| Data excerpt |

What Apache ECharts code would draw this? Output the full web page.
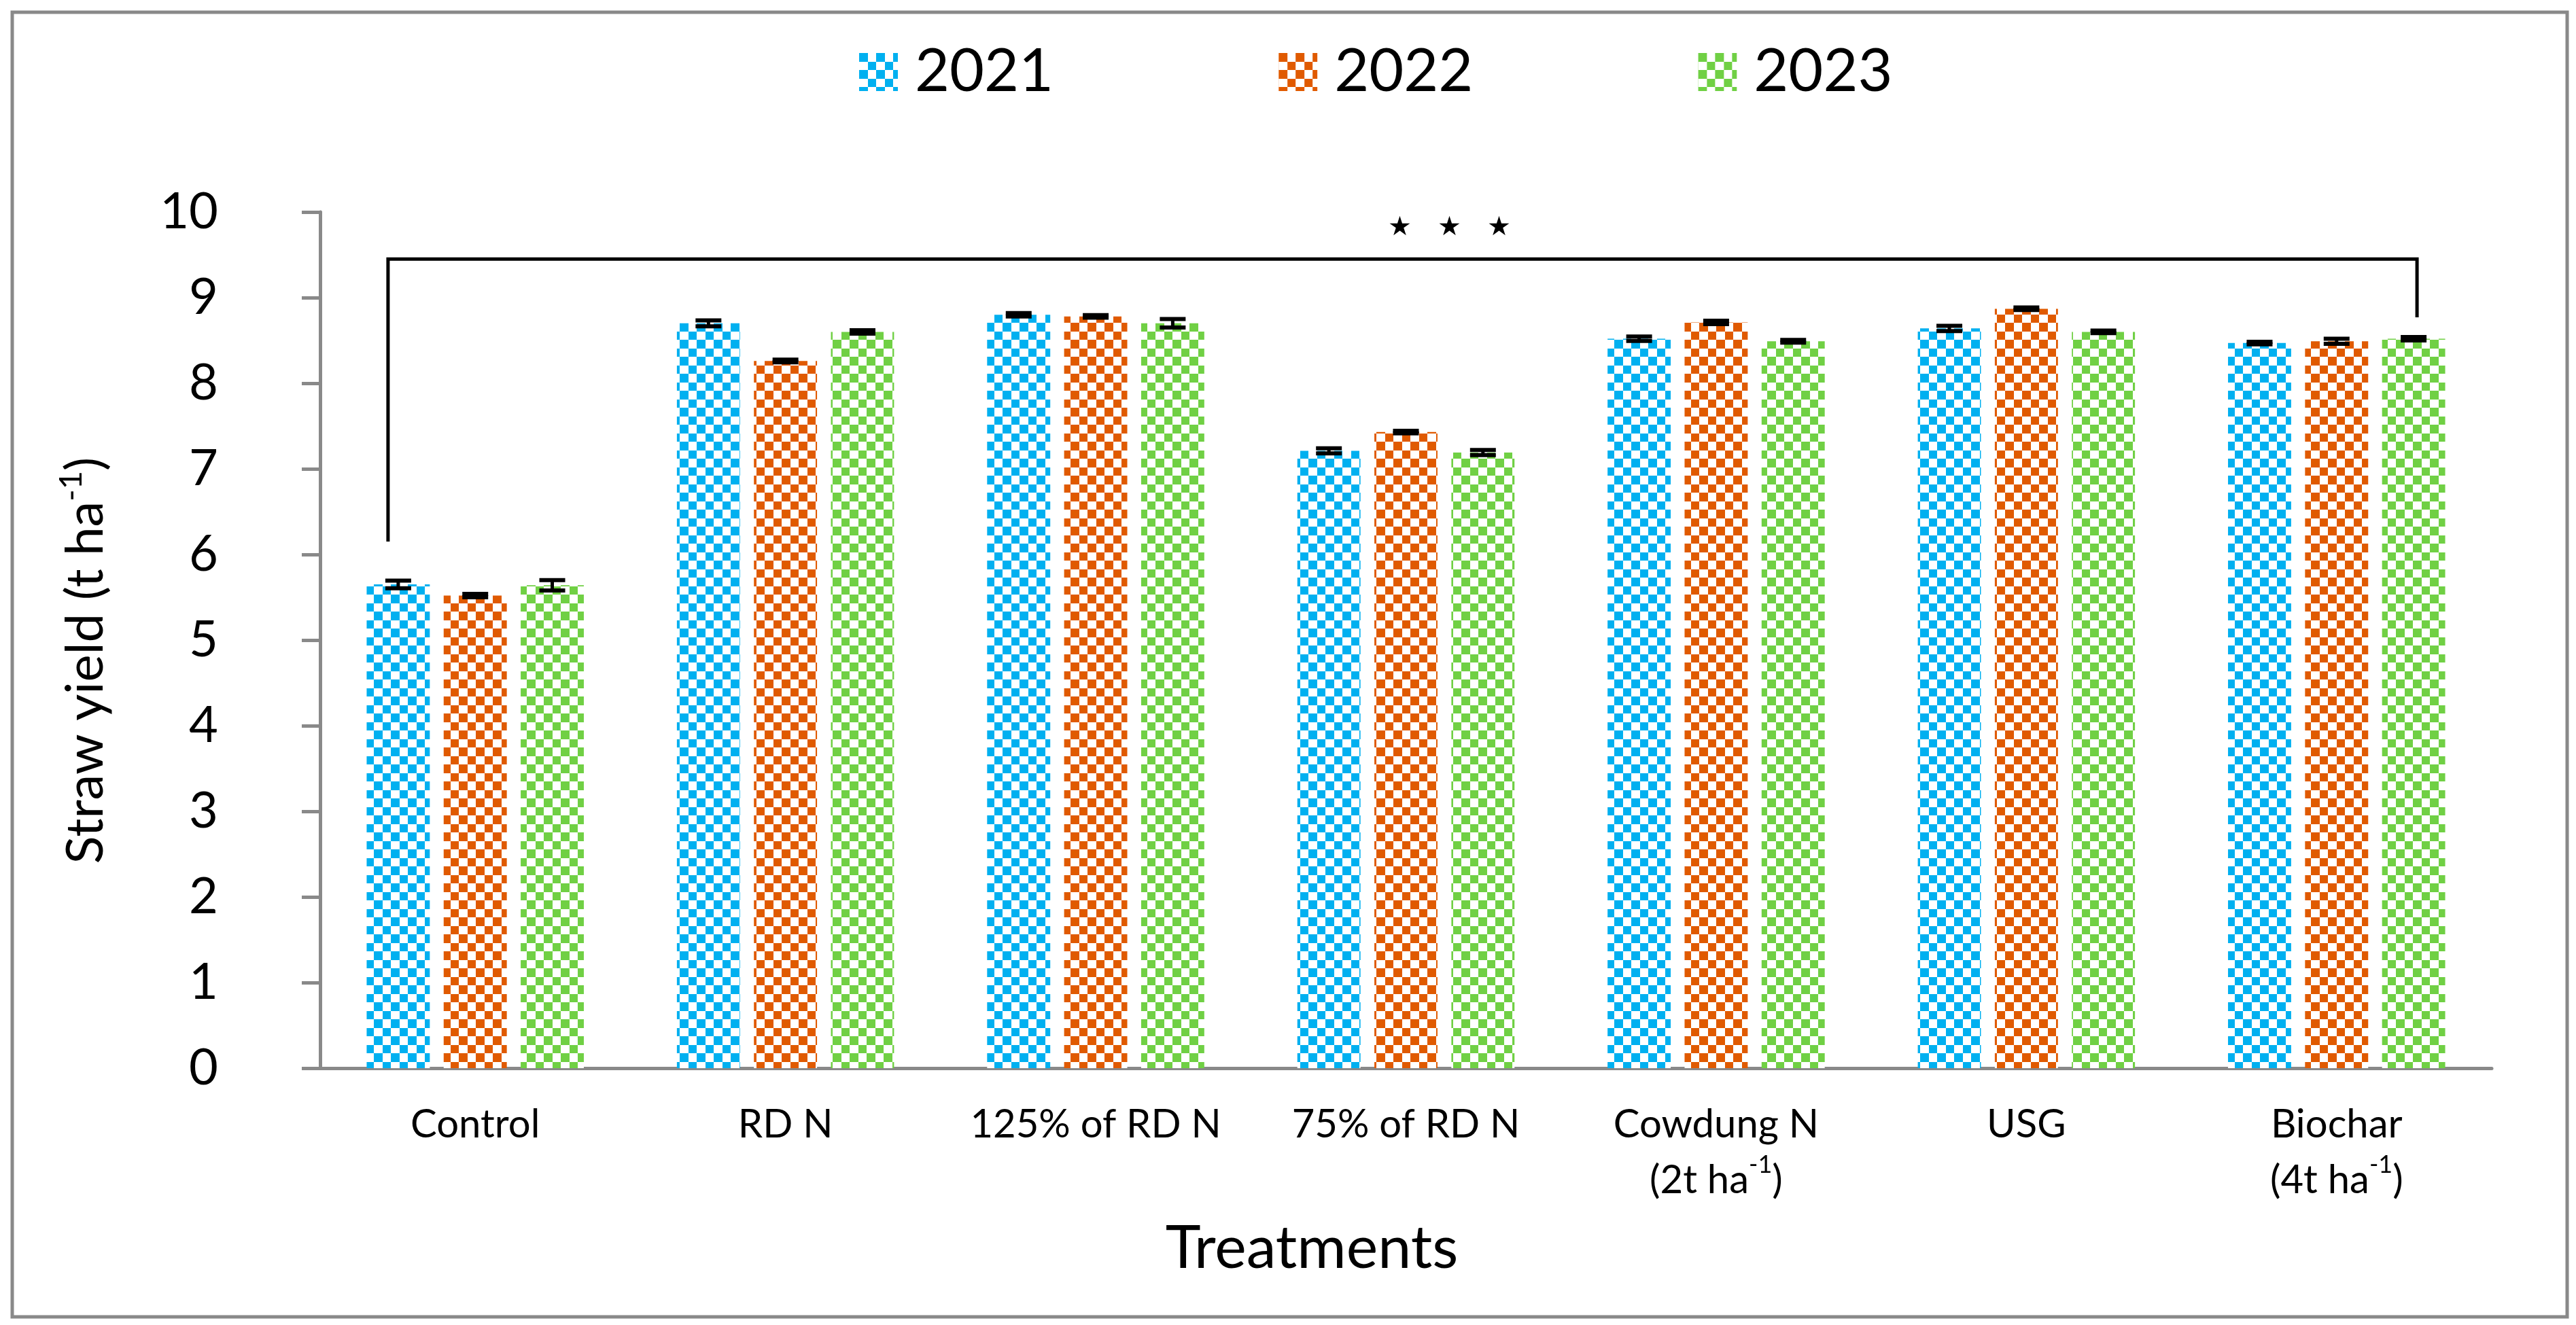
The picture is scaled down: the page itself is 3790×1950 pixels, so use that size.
<!DOCTYPE html>
<html><head><meta charset="utf-8">
<script src="https://cdn.jsdelivr.net/npm/echarts@6/dist/echarts.min.js"></script>
<style>html,body{margin:0;padding:0;background:#fff}#c{width:3790px;height:1950px}</style>
</head><body><div id="c"></div>
<script>
// ---------- data ----------
const categories = ['Control', 'RD N', '125% of RD N', '75% of RD N', 'Cowdung N\n(2t ha-1)', 'USG', 'Biochar\n(4t ha-1)'];
const years = ['2021', '2022', '2023'];
const yield2021 = [5.65, 8.70, 8.80, 7.21, 8.52, 8.64, 8.47];
const yield2022 = [5.52, 8.26, 8.78, 7.43, 8.71, 8.87, 8.49];
const yield2023 = [5.64, 8.60, 8.70, 7.19, 8.49, 8.60, 8.52];
const err2021 = [0.045, 0.035, 0.02, 0.03, 0.025, 0.03, 0.015];
const err2022 = [0.02, 0.015, 0.015, 0.015, 0.02, 0.015, 0.03];
const err2023 = [0.06, 0.02, 0.05, 0.03, 0.015, 0.015, 0.02];
const yMin = 0, yMax = 10, yInterval = 1;
// significance bracket: from Control/2021 to Biochar/2023
const bracketFrom = [0, 0];      // [category index, series index]
const bracketTo = [6, 2];
const bracketLevel = 9.45;
const bracketLeftBottom = 6.15;
const bracketRightBottom = 8.77;
const starLevel = 9.81;
const starText = ['★', '★', '★'];

// ---------- style ----------
const FONT = 'Lato';
const GRAY = '#898989';
const colors = ['#00B0F0', '#E05A00', '#70D044'];
const CAT_GAP = 0.30, BAR_GAP = 0.22, CAP = 38;

function checker(color) {
  const c = document.createElement('canvas');
  c.width = 25; c.height = 25;
  const g = c.getContext('2d');
  g.fillStyle = '#ffffff'; g.fillRect(0, 0, 25, 25);
  g.fillStyle = color;
  g.fillRect(0, 0, 13, 13);
  g.fillRect(13, 13, 12, 12);
  return { image: c, repeat: 'repeat' };
}

function barOffset(api, si) {
  const catW = api.size([1, 0])[0];
  const barW = catW * (1 - CAT_GAP) / (3 + 2 * BAR_GAP);
  return (si - 1) * barW * (1 + BAR_GAP);
}

function errRender(si) {
  return function (params, api) {
    const ci = api.value(0), v = api.value(1), e = api.value(2);
    const top = api.coord([ci, v + e]);
    const bot = api.coord([ci, v - e]);
    const x = top[0] + barOffset(api, si);
    const hw = CAP / 2;
    return {
      type: 'group', children: [
        { type: 'line', shape: { x1: x, y1: top[1], x2: x, y2: bot[1] }, style: { stroke: '#000', lineWidth: 5 } },
        { type: 'line', shape: { x1: x - hw, y1: top[1], x2: x + hw, y2: top[1] }, style: { stroke: '#000', lineWidth: 6 } },
        { type: 'line', shape: { x1: x - hw, y1: bot[1], x2: x + hw, y2: bot[1] }, style: { stroke: '#000', lineWidth: 6 } }
      ]
    };
  };
}

function bracketRender(params, api) {
  const pL = api.coord([bracketFrom[0], bracketLevel]);
  const pR = api.coord([bracketTo[0], bracketLevel]);
  const xl = pL[0] + barOffset(api, bracketFrom[1]) - 15;
  const xr = pR[0] + barOffset(api, bracketTo[1]) + 5;
  const yl = api.coord([bracketFrom[0], bracketLeftBottom])[1];
  const yr = api.coord([bracketTo[0], bracketRightBottom])[1];
  const yt = pL[1];
  const ys = api.coord([0, starLevel])[1];
  const mid = (xl + xr) / 2 + 69;
  const children = [
    { type: 'polyline', shape: { points: [[xl, yl], [xl, yt], [xr, yt], [xr, yr]] }, style: { stroke: '#000', lineWidth: 5, fill: null } }
  ];
  starText.forEach((s, i) => {
    children.push({ type: 'text', style: { text: s, x: mid + (i - 1) * 73, y: ys, fill: '#000', font: '39px "DejaVu Sans"', align: 'center', verticalAlign: 'middle' } });
  });
  return { type: 'group', children };
}

const values = [yield2021, yield2022, yield2023];
const errs = [err2021, err2022, err2023];

const series = [];
years.forEach((yr, si) => {
  series.push({
    name: yr, type: 'bar', data: values[si],
    barGap: (BAR_GAP * 100) + '%', barCategoryGap: (CAT_GAP * 100) + '%',
    itemStyle: { color: checker(colors[si]) },
    emphasis: { disabled: true }
  });
});
years.forEach((yr, si) => {
  series.push({
    type: 'custom', renderItem: errRender(si), silent: true, z: 10,
    encode: { x: 0, y: 1 },
    data: categories.map((_, i) => [i, values[si][i], errs[si][i]])
  });
});
series.push({ type: 'custom', renderItem: bracketRender, silent: true, z: 11, encode: { x: 0, y: 1 }, data: [[0, bracketLevel]] });

const chart = echarts.init(document.getElementById('c'), null, { renderer: 'canvas' });
chart.setOption({
  animation: false,
  backgroundColor: '#fff',
  textStyle: { fontFamily: FONT },
  grid: { left: 471, right: 124, top: 312, bottom: 378, containLabel: false, outerBoundsMode: 'none' },
  legend: {
    data: years, left: 1264, top: 62, padding: 0,
    itemWidth: 57, itemHeight: 56, itemGap: 331, icon: 'rect',
    textStyle: { fontSize: 88, color: '#000', fontFamily: FONT, padding: [0, 0, 0, 20] }
  },
  xAxis: {
    type: 'category', data: categories,
    axisLine: { lineStyle: { color: GRAY, width: 5 } },
    axisTick: { length: 21, lineStyle: { color: GRAY, width: 4 } },
    axisLabel: {
      interval: 0, margin: 42, fontSize: 58, lineHeight: 82, color: '#000', fontFamily: FONT,
      formatter: v => v.replace('ha-1', 'ha{sup|-1}'),
      rich: { sup: { fontSize: 36, verticalAlign: 'top', lineHeight: 82, color: '#000', fontFamily: FONT } }
    }
  },
  yAxis: {
    type: 'value', min: yMin, max: yMax, interval: yInterval,
    name: 'Straw yield (t ha{sup|-1})', nameLocation: 'middle', nameGap: 300, nameRotate: 90,
    nameTextStyle: { fontSize: 76, color: '#000', fontFamily: FONT, lineHeight: 90, padding: [0, 60, 0, 0],
      rich: { sup: { fontSize: 47, verticalAlign: 'top', lineHeight: 90, color: '#000', fontFamily: FONT } } },
    axisLine: { show: true, lineStyle: { color: GRAY, width: 5 } },
    axisTick: { show: true, length: 27, lineStyle: { color: GRAY, width: 5 } },
    splitLine: { show: false },
    axisLabel: { margin: 150, fontSize: 74, color: '#000', fontFamily: FONT }
  },
  graphic: [
    { type: 'rect', shape: { x: 18, y: 18, width: 3759, height: 1920 }, style: { stroke: GRAY, lineWidth: 5, fill: null }, silent: true },
    { type: 'text', x: 1930, y: 1838, style: { text: 'Treatments', font: '88px Lato', fill: '#000', align: 'center', verticalAlign: 'middle' }, silent: true }
  ],
  series
});
</script></body></html>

| Given request |
Look through the material and copy each line that has "page".

| Expected output |
What Apache ECharts code would draw this? Output the full web page.
The picture is scaled down: the page itself is 3790×1950 pixels, so use that size.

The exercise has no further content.